For decades this approval process has given the SBOE influence far beyond the borders of Texas. This is because textbook publishers, seeing a lucrative market in serving the state’s 5 million public school children, often placate Texas and distribute the textbooks that our board selects to other states with fewer students — and less clout.

In years past, the SBOE had even more substantial influence — and power — because of its ability to influence the state’s curriculum.

But political power plays, driven by a social agenda by a majority of the board, caused the Texas Legislature to cut back the board’s authority.

Despite this, social activists, who once tried to downplay for Texas children the role of Martin Luther King Jr., in U.S. history, are once again attempting to diminish the contributions of people of color — in this case Hispanics.

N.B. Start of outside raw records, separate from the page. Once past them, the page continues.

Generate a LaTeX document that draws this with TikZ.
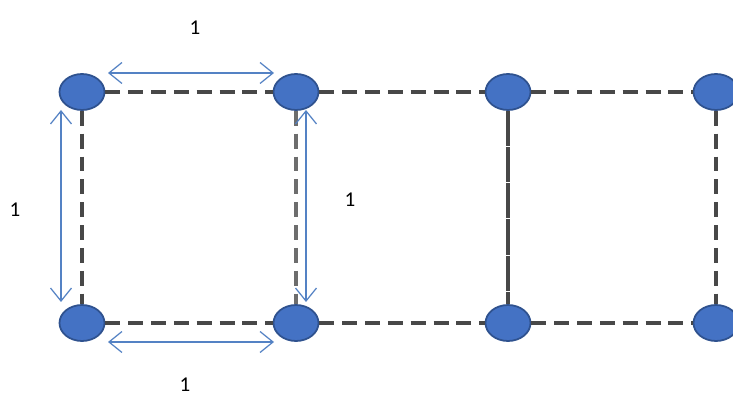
\documentclass[tikz,border=0pt]{standalone}
\usepackage{fontspec}
\setmainfont{Carlito}
\usetikzlibrary{arrows.meta,shapes.geometric}
\definecolor{dotblue}{RGB}{68,114,196}
\definecolor{dotrim}{RGB}{47,82,143}
\definecolor{arrblue}{RGB}{84,130,196}
\definecolor{gridgray}{RGB}{72,72,72}
\begin{document}
\begin{tikzpicture}[x=0.02cm,y=-0.02cm]
    \tikzset{
      dot/.style={ellipse,minimum width=0.9cm,minimum height=0.72cm,inner sep=0pt,
        fill=dotblue,draw=dotrim,line width=1pt},
      gridline/.style={gridgray,line width=2.6pt,dash pattern=on 8.5pt off 4.5pt},
      measure/.style={arrblue,line width=0.7pt,{Straight Barb[length=2.6mm,width=4.2mm]}-{Straight Barb[length=2.6mm,width=4.2mm]}},
      lab/.style={font=\large}
    }
    \useasboundingbox (0,0) rectangle (733,398);
    \fill[white] (0,0) rectangle (733,398);

        %DOTS top row
        \node[dot] (t1) at (82,92) {};
        \node[dot] (t2) at (296,92) {};
        \node[dot] (t3) at (508,92) {};
        \node[dot] (t4) at (716,92) {};
        %DOTS bottom row
        \node[dot] (b1) at (82,323) {};
        \node[dot] (b2) at (296,323) {};
        \node[dot] (b3) at (508,323) {};
        \node[dot] (b4) at (716,323) {};

        %GRID
        \draw[gridline] (t1) -- (t2);
        \draw[gridline] (t2) -- (t3);
        \draw[gridline] (t3) -- (t4);
        \draw[gridline] (b1) -- (b2);
        \draw[gridline] (b2) -- (b3);
        \draw[gridline] (b3) -- (b4);
        \draw[gridline] (t1) -- (b1);
        \draw[gridline,gridgray!80] (t2) -- (b2);
        \draw[gridline,dash pattern=on 20pt off 0.6pt] (t3) -- (b3);
        \draw[gridline] (t4) -- (b4);

        %MEASURES
        \coordinate (ta) at (108,73);  \coordinate (tb) at (274,73);
        \coordinate (ba) at (108,342); \coordinate (bb) at (274,342);
        \coordinate (la) at (61,110);  \coordinate (lb) at (61,302);
        \coordinate (ma) at (306,110); \coordinate (mb) at (306,302);
        \draw[measure] (ta) -- (tb);
        \draw[measure] (ba) -- (bb);
        \draw[measure] (la) -- (lb);
        \draw[measure] (ma) -- (mb);

    \node[lab] (top) at (195,28) {1};
    \node[lab] (left) at (15,210) {1};
    \node[lab] (mid) at (350,200) {1};
    \node[lab] (bot) at (185,385) {1};
    \end{tikzpicture}
\end{document}
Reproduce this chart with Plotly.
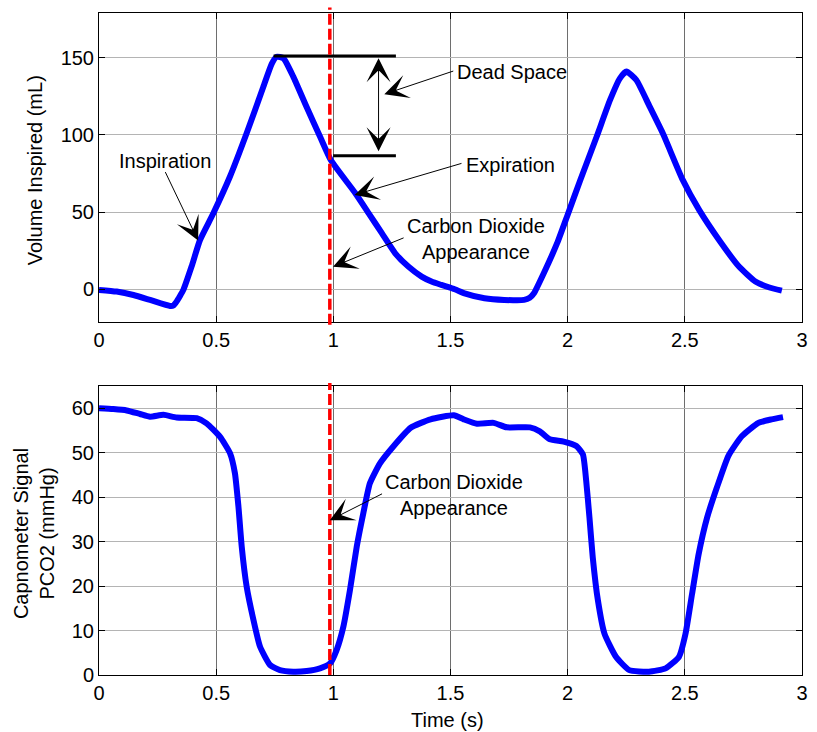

“It is an utter shame we must deal with racially offensive academic work,” said Ruben Cortez Jr., who represents South Texas on the SBOE and, admirably, is denouncing the textbook.

Earlier this month, Cortez released the results of a study of the textbook that concluded it had 69 factual errors, 42 interpretive errors and 31 errors of omission.

We commend Cortez for waging this battle against a bigotry that is as overt as one passage in the textbook that reads, “In contrast, Mexican laborers were not reared to put in a full day’s work so vigorously. There was a cultural attitude of ‘manana,’ or tomorrow when it came to high-gear production.”

We urge residents of the Rio Grande Valley to speak out against this book at this week’s public hearings, as well as a final set of hearings set for Nov. 16-18, before the SBOE is set to vote on the textbook.

We call on the South Texas delegation to the Texas Legislature to weigh the actions of the SBOE, which continues to embarrass the state, and consider curtailing the powers of this board — or at least its makeup — to once again to stop it from its political posturing at the expense of our schoolchildren.

Finally, we demand that Gov. Greg Abbott denounce this textbook and all that it represents in the name of his Hispanic wife and the millions of Hispanic Texans whom he represents.

Texas has generally been able to steer clear of the ethnic conflicts that have plagued nearby Arizona. The adoption of this textbook would represent a giant step in the direction of Arizona.

It’s a step that the people of the Rio Grande Valley should not have to take on behalf of social bigotry emanating from Austin.